Самое восхитительное в длинных маршрутах от Москвы до Строгина — плавание по водам. Матрос ловко откручивает от щукинской пристани толстый канат, катер отчаливает и идет прямо к противоположному берегу, где высаживают чужих. И только свои, сторожин- ские, плывут дальше по стремнине темнеющей (дело было, как правило, вечером) реки к Строгину.
Хочется плыть как можно дольше.
Плоский заросший травой берег с аккуратными самолетиками справа — Тушино.
А слева по ходу сначала простираются луга, потом поднимается по песчаному откосу Строгино, с приусадебными садами, с лодками, привязанными тяжелыми цепями, с полоскающими белье или отдраивающими речным песком кастрюли хозяйками.
Неподалеку от пристани капитан заглушает мотор, и слышен только плеск поднятой нашим катером волны о дощатый, солнцем прогретый причал. Нас с мамой встречает дед — с очередной из своих собак, всегда радостно приветствующей своих: тяжелыми лапами на детских плечах, жарким облизыванием лица, суматошными прыжками-танцами вокруг. «Фу! Фу!» Лада, или Джек, или красавица рыжеватая гончая Бекки, — их останавливает мама, пока дед берет из ее рук сумки. И мы идем широкой приречной улицей, поросшей мягкой ромашкой и травкой-муравкой, к дому, заходим в сад, полный накренившихся от созревающих плодов яблонь, каждая из которых названа своим именем.

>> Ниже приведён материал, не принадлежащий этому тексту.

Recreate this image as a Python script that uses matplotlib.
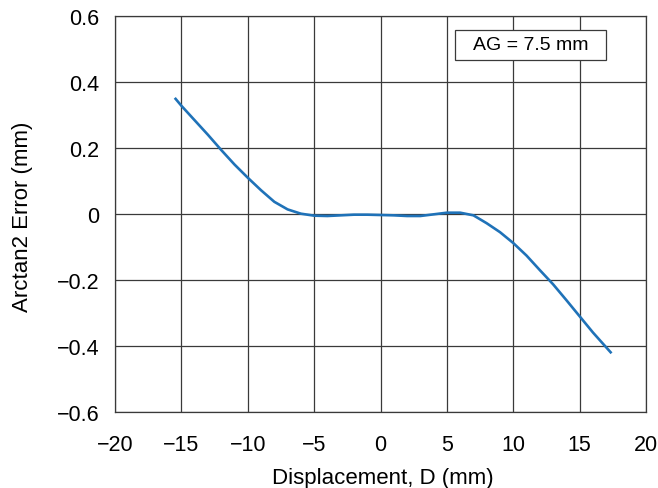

Дед дает яблоням наши имена.
Помещица Карзинкина, чье имение в Троице-Лыкове было неподалеку, велела выставить пятнадцатилетнего деда за ухо — когда он явился незваным, но во фраке и с бабочкой, на ее летний загородный праздник.
Сейчас в тех краях живет Александр Исаевич Солженицын.
А на месте сада моего деда громоздятся похожие на сырые облака кварталы. Когда они приближаются и лезут в окно автомобиля, я отворачиваюсь. Ведь в Строгино можно попасть только на речном трамвае.